Microsoft exposed 250 million users’ private records in December

Microsoft exposed roughly 250 million customer service and support records in December 2019, according to this blog post by Comparitech. The leak was uncovered by a Comparitech team led by Bob Diachenko, who promptly notified Microsoft of the issue. The records, more specifically the databases that contained them, were indexed by the BinaryEdge search engine on Dec. 28. Within 24 hours, according to Diachenko, Microsoft had secured all servers.

Eric Doerr, general manager at Microsoft, had this to say about the incident:

We’re thankful to Bob Diachenko for working closely with us so that we were able to quickly fix this misconfiguration, analyze data, and notify customers as appropriate.

So exactly which Microsoft records were exposed? According to Comparitech, there was no leak of mail aliases, contact numbers, and payment information. This seems fine, however, there is a large cause for concern as the following was leaked: email addresses of Microsoft customers, IP addresses, individual locations, CSS claims and cases, email addresses of support agents, case information (like numbers and unique remarks), and internal confidential notes.

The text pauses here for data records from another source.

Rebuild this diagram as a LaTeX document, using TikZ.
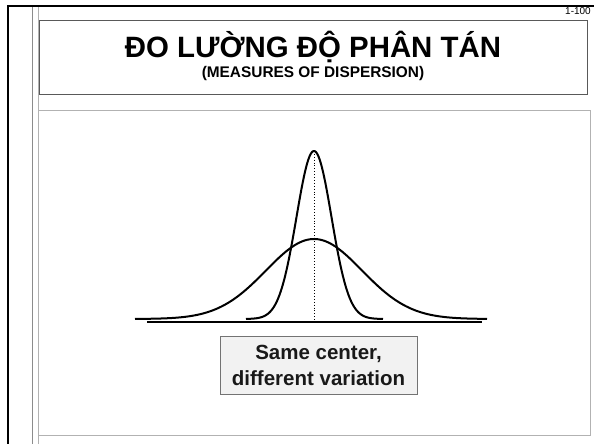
\documentclass[tikz,border=0pt]{standalone}
\usepackage{fontspec}
\setmainfont{Liberation Sans}
\usetikzlibrary{positioning}

\begin{document}
\begin{tikzpicture}[x=1pt, y=1pt]
\tikzstyle{titlebox} = [rectangle, draw=black!65, line width=0.9pt, fill=white, minimum width=548pt, minimum height=74pt, inner sep=0pt]
\tikzstyle{title} = [font=\bfseries\fontsize{29.4}{34}\selectfont, anchor=base, inner sep=0pt]
\tikzstyle{subtitle} = [font=\bfseries\fontsize{15.4}{18}\selectfont, anchor=base, inner sep=0pt]
\tikzstyle{labelbox} = [rectangle, draw=black!55, line width=0.9pt, fill=black!5, minimum width=197pt, minimum height=58pt, align=center, font=\bfseries\fontsize{20.5}{26}\selectfont, text=black!90]
\tikzstyle{curve} = [line width=2pt, line join=round]

\useasboundingbox (0,0) rectangle (594,444);

% slide frame
\draw[black!45, line width=0.8pt] (32,438) -- (32,0);
\draw[black!30, line width=0.8pt] (38,438) -- (38,0);
\draw[black!30, line width=0.8pt] (38,334) -- (590,334) -- (590,9) -- (38,9);
\draw[black, line width=2.6pt] (594,438) -- (8,438) -- (8,0);

\node (pageno) [font=\fontsize{10}{12}\selectfont, anchor=base east, inner sep=0pt] at (591,429) {1-100};

\node (header) [titlebox] at (313,387) {};
\node (title) [title] at (313,386) {ĐO LƯỜNG ĐỘ PHÂN TÁN};
\node (subtitle) [subtitle] at ([yshift=-20pt]title.base) {(MEASURES OF DISPERSION)};

% the two distributions
\draw[line width=1.7pt] (147,122) -- (482,122);
\draw[curve] plot[domain=135:487, samples=140] (\x, {125+80*exp(-0.5*((\x-314)/48)^2)});
\draw[curve] plot[domain=246:383, samples=120] (\x, {125+168*exp(-0.5*((\x-314)/17.5)^2)});
\draw[dotted, line width=0.9pt] (314,293) -- (314,122);

\node (caption) [labelbox] at (318.5,79) {Same center,\\ different variation};

\end{tikzpicture}
\end{document}
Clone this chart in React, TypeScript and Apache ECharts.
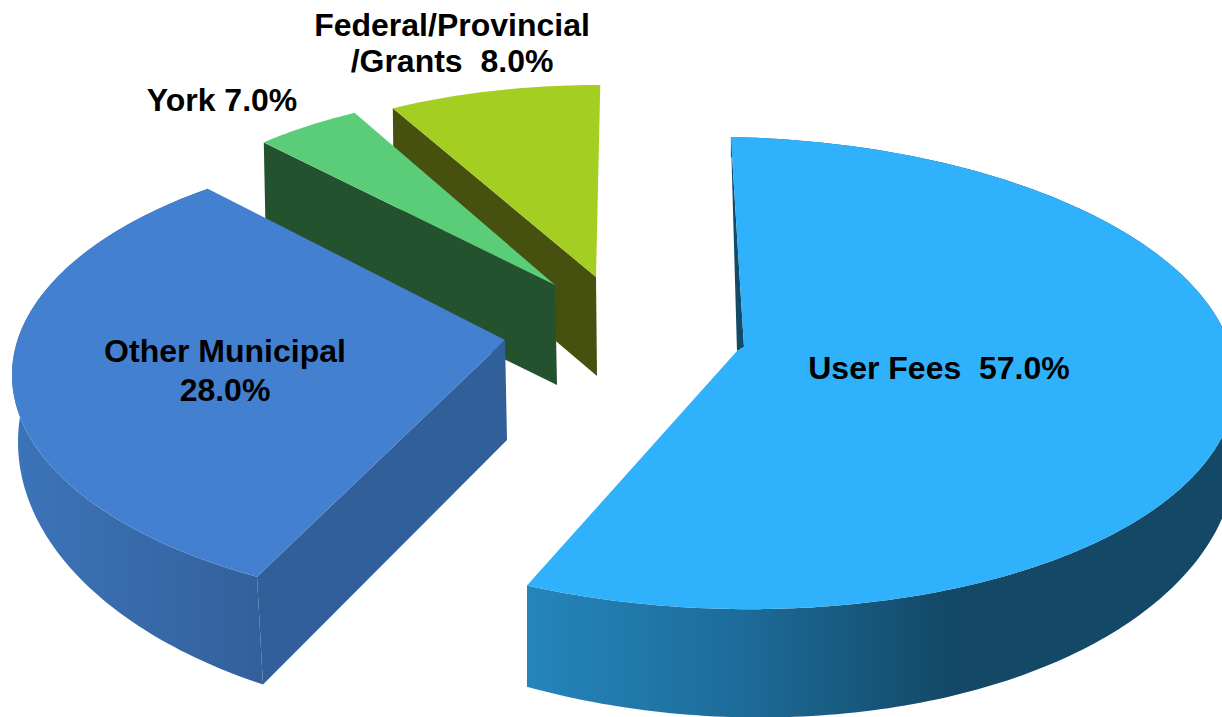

While it is great that Microsoft closed the leak quickly, the fact remains that for two whole days threat actors had access to private data. This data can easily be used in a plethora of ways, mostly in social engineering schemes which always have a margin of success. Even more damning for Microsoft, as Comparitech points out, this is the second private data incident of 2019 and the third in the 2010s decade. For a company as large and trusted as Microsoft, these incidents are inexcusable.

Though researchers are fairly certain that no other third-party actors accessed the databases, there is simply no way to guarantee this. Microsoft customers should be in defensive mode, more than usual at least, as various social engineering attacks (such as tech support scams) could be heading their way.

Use common sense and you should be fine.